Database Migrations in Django
Django gives a powerful framework to manage database migrations. We will deep dive into Django migrations and how they work under the hood
Introduction
Django gives a powerful framework to manage database migrations. Without this, managing schema and data changes would be hectic work. Every schema change to the database can be managed through Django. You make a change to your Django model, create a migration and apply that migration to the database. If you want to reverse it, you can do that too. All this is irrespective of the underlying database technology. How simple, beautiful, and declarative isn't it? do you feel it? I can feel it. In this blog post, we will learn how Django migrations work under the hood, and Django's data migrations
Why Migrations Are Required?
So, why are migrations required? what will happen without it? Let's say you are working on a Django application, and you make changes to your model but they are not synced to the database.
Track SQL queries manually: You need to execute them manually. But, what if you missed executing a query in between and caused a whole chaos? So, you need to track them in some place in a sequential manner.
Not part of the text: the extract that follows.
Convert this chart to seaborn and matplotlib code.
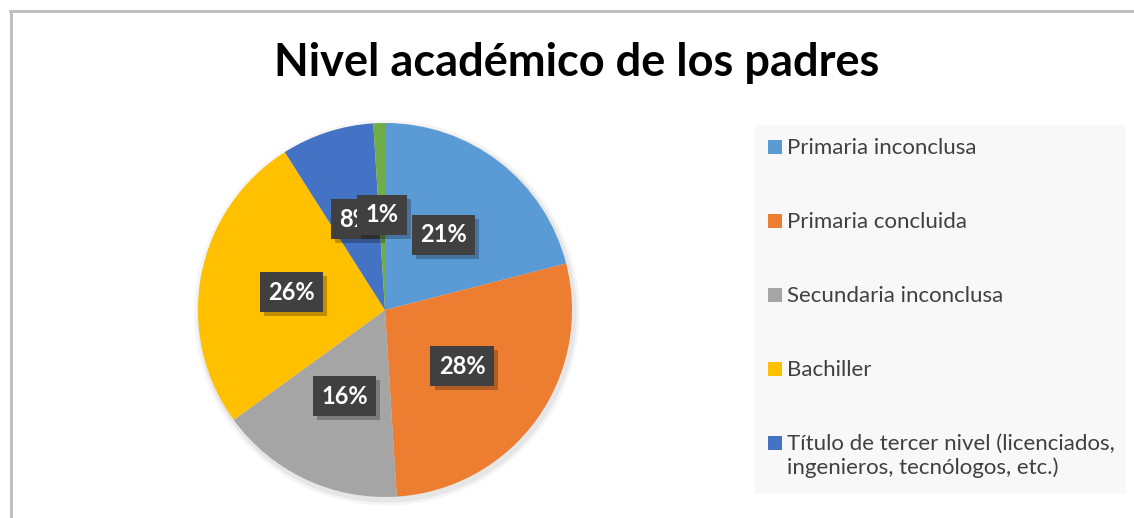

Where do you store it? maybe create a folder and add all
.sql
files there.Deploy in multiple environments: Assume you want to deploy your app on multiple environments such as dev, QA, staging and production, etc... So, you need to execute all these queries manually on each machine in sequential order.
Django's migrations framework solved all the above problems and made it so convenient for users to manage them.
Basics
In the below code, we have added a new field called about
which is a type of TextField
. So, After making this change in our models, we need to propagate this change to the database.
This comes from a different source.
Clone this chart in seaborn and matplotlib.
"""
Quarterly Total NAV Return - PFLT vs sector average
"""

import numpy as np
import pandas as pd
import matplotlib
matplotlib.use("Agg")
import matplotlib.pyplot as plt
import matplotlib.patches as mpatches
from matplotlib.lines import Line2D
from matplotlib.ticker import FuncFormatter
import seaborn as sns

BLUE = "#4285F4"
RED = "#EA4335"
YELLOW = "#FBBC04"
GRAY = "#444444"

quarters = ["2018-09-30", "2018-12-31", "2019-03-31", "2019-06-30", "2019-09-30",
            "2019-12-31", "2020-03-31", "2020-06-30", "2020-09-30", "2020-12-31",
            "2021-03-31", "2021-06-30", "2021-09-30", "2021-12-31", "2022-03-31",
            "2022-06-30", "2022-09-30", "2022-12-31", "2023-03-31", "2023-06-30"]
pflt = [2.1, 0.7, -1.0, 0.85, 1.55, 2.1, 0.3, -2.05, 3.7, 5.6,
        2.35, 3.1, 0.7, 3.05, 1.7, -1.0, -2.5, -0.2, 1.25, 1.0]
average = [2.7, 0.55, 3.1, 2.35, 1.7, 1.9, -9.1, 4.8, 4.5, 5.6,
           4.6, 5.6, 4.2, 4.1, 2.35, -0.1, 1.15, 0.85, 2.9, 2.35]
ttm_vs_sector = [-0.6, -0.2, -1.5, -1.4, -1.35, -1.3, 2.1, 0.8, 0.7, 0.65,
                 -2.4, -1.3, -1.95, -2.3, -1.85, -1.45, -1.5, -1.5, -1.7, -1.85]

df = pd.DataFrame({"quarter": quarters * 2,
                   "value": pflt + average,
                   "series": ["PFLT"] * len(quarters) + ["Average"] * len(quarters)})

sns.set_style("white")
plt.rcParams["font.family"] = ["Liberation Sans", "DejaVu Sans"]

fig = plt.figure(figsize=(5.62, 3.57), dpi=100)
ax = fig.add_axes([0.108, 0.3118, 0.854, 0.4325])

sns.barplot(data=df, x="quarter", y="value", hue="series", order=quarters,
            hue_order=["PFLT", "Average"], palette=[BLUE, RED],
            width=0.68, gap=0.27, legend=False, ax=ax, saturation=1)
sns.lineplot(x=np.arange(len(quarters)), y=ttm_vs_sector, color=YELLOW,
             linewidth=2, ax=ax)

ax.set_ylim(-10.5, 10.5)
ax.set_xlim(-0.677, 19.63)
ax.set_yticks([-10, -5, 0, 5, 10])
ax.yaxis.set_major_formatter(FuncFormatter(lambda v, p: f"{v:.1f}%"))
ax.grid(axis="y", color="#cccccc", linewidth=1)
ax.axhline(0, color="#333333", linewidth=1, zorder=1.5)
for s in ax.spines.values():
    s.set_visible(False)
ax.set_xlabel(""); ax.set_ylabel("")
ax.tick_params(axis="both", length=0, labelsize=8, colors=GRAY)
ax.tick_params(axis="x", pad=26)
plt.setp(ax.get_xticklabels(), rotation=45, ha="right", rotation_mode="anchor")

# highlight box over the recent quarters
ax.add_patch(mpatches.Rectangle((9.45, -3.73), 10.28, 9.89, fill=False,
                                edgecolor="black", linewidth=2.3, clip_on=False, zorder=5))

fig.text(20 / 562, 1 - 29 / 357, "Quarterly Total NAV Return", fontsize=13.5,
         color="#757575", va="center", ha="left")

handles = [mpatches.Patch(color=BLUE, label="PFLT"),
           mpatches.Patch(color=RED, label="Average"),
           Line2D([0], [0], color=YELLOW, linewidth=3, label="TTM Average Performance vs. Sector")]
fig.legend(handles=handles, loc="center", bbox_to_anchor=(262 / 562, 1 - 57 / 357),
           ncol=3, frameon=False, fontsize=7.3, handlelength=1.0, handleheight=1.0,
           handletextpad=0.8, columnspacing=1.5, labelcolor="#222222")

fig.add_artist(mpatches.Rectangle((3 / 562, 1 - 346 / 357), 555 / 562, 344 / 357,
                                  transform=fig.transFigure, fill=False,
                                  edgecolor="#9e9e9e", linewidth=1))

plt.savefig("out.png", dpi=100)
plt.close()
We need to create a migration and apply it. The commands are
python manage.py makemigrations # creates a migration file in `migrations` folder
python manage.py migrate # applies the migration to the database by exeucting SQL query
makemigrations
command creates a migration file in migrations
the folder. migrate
the command applies that migration to the database through SQL. If we take a look at the migration file, it looks like this
from django.db import migrations, models
class Migration(migrations.Migration):
dependencies = [
('job', '0002_jobapplication'),
]
operations = [
migrations.AddField(
model_name='company',
name='about',
field=models.TextField(
_("About Company"),
help_text=_(
"Write about the company. It will be displayed on the web page to the users."
),
),
]
Let's dissect the above code.
Migration Class: Migration
is a class inherited migrations.Migration
base class which has the mechanism to apply migrations.
Dependencies: It has an array dependencies
where each item is a tuple of the app name and migration file name. It means that in order for this migration to be executed, the dependencies should be executed first.
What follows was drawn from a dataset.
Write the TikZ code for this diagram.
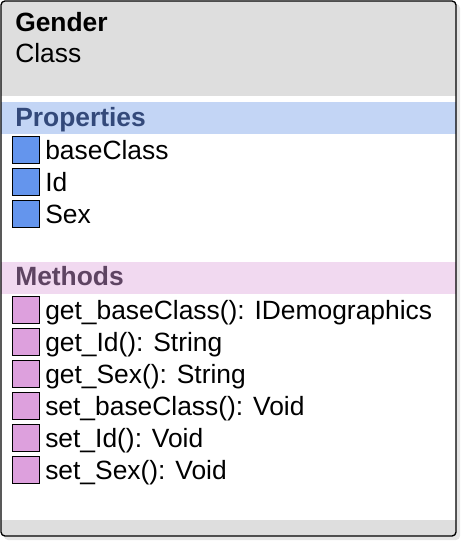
\documentclass[tikz,border=0pt]{standalone}
\usepackage{fontspec}
\setmainfont{Liberation Sans}

\definecolor{headgray}{HTML}{DEDEDE}
\definecolor{propband}{HTML}{C3D5F5}
\definecolor{proptext}{HTML}{33497A}
\definecolor{propbox}{HTML}{6495ED}
\definecolor{methband}{HTML}{F1D9F0}
\definecolor{methtext}{HTML}{5E4462}
\definecolor{methbox}{HTML}{DDA0DD}

\begin{document}
\begin{tikzpicture}[x=0.75pt, y=-0.75pt, font=\fontsize{19.8}{24}\selectfont]
	\tikzset{
		txt/.style={anchor=base west, inner sep=0pt},
		propsq/.style={draw, fill=propbox, minimum size=20.5pt, inner sep=0pt, line width=0.8pt},
		methsq/.style={draw, fill=methbox, minimum size=20.5pt, inner sep=0pt, line width=0.8pt}
	}
	\useasboundingbox (0, 0) rectangle (463, 544);
	\fill[black!10, rounded corners=3] (4, 4) rectangle (460, 540);
	\fill[white, rounded corners=3] (1, 1) rectangle (456, 536);
	\begin{scope}
		\clip[rounded corners=3] (1, 1) rectangle (456, 536);
		\fill[headgray] (0, 0) rectangle (463, 96);
		\fill[propband] (0, 102) rectangle (463, 134);
		\fill[methband] (0, 262) rectangle (463, 294);
		\fill[headgray] (0, 520) rectangle (463, 540);
	\end{scope}
	\draw[line width=1pt, rounded corners=3] (1, 1) rectangle (456, 536);

	\node[txt, font=\fontsize{19.8}{24}\selectfont\bfseries] (name) at (15, 31) {Gender};
	\node[txt] (kind) at (15, 62) {Class};

	\node[txt, text=proptext, font=\fontsize{19.8}{24}\selectfont\bfseries] (props) at (15, 126) {Properties};
	\node[propsq] (sqBase) at (26, 150) {};
	\node[txt] (baseClass) at (45, 159) {baseClass};
	\node[propsq] (sqId) at (26, 182) {};
	\node[txt] (id) at (45, 191) {Id};
	\node[propsq] (sqSex) at (26, 214) {};
	\node[txt] (sex) at (45, 223) {Sex};

	\node[txt, text=methtext, font=\fontsize{19.8}{24}\selectfont\bfseries] (meths) at (15, 285) {Methods};
	\node[methsq] (sqGetBase) at (26, 310) {};
	\node[txt] (getBase) at (45, 319) {get\_baseClass(): IDemographics};
	\node[methsq] (sqGetId) at (26, 342) {};
	\node[txt] (getId) at (45, 351) {get\_Id(): String};
	\node[methsq] (sqGetSex) at (26, 374) {};
	\node[txt] (getSex) at (45, 383) {get\_Sex(): String};
	\node[methsq] (sqSetBase) at (26, 406) {};
	\node[txt] (setBase) at (45, 415) {set\_baseClass(): Void};
	\node[methsq] (sqSetId) at (26, 438) {};
	\node[txt] (setId) at (45, 447) {set\_Id(): Void};
	\node[methsq] (sqSetSex) at (26, 470) {};
	\node[txt] (setSex) at (45, 479) {set\_Sex(): Void};
\end{tikzpicture}
\end{document}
Why do dependencies are required? Imagine there are no dependencies, say you have a migration to delete or alter a field. Django connects to the database and tries to execute the SQL query but it will fail with field `xyz` does not exist
error. Because you may have not run the query to add that column. So, dependencies are important to maintain the consistency of the database.
Operations: is an array of operations. Adding a column, modifying a column and deleting a column, Adding a new table are common operations. Django's migration framework has these methods for each operation. Under the hood, those methods have the logic to generate SQL queries.
Django Migrations ๐ค Graph Data Structure
In order for Django to apply migrations, it needs to know already applied migrations. So, it needs to store the state somewhere. Django stores the data in a table called django_migrations
table with app
, name
and applied
timestamp. Every time a migration is applied, it adds a new entry to the table in order. Also, Django uses the graph data structure to check the consistency of the migrations. It builds the graph of applied migrations and their dependencies (remember? we give dependencies
for each migration) where each node is the migration name and the directed edge is the dependency. It checks for any conflicts and raises an error if any.
Conflicting migrations detected; multiple leaf nodes in the migration graph
The above error is a common error while applying migrations. It occurs when an app has multiple leaf nodes. This commonly happens when you are working in a team and multiple people create the migration simultaneously. Refer to the below diagram.
Assume that migration "22" is already applied, Person A had added a migration that adds location to the user model and Person B adds an avatar. Both of the migrations have "22" as the dependency. When Django tries to apply a migration, it doesn't know which one to apply first. What if one migration deletes a field and another migration alters the same field? So, it is impossible to choose a migration. So, that's how the conflict occurs for Django. How does this conflict get resolved? Simple, we need to merge them using the below command and create a single migration.
python manage.py makemigrations --merge
Data Migrations
Along with database schema changes, we can create migrations for data too. First, we need to create a migration file with the below command.
python manage.py makemigrations job --empty --name load_job_data
We are creating an empty data migration which looks like below
# Generated by Django 3.2.10 on 2023-02-08 17:39
from django.db import migrations
class Migration(migrations.Migration):
dependencies = [
('job', '0004_alter_job_location'),
]
operations = [
]
We need to add our custom function to seed data in the operations
list. The function's name can be anything but it should have the following structure. We need to use Django's app registry API to access the models and operate on them as we see below.
def load_job_data(apps, schema_editor):
Job = apps.get_model("job", "Job")
resp = requests.get("https://jobs.abc.com/api/v1/jobs")
for datum in resp.data:
Job.objects.create(url=datum.url, location=datum.location)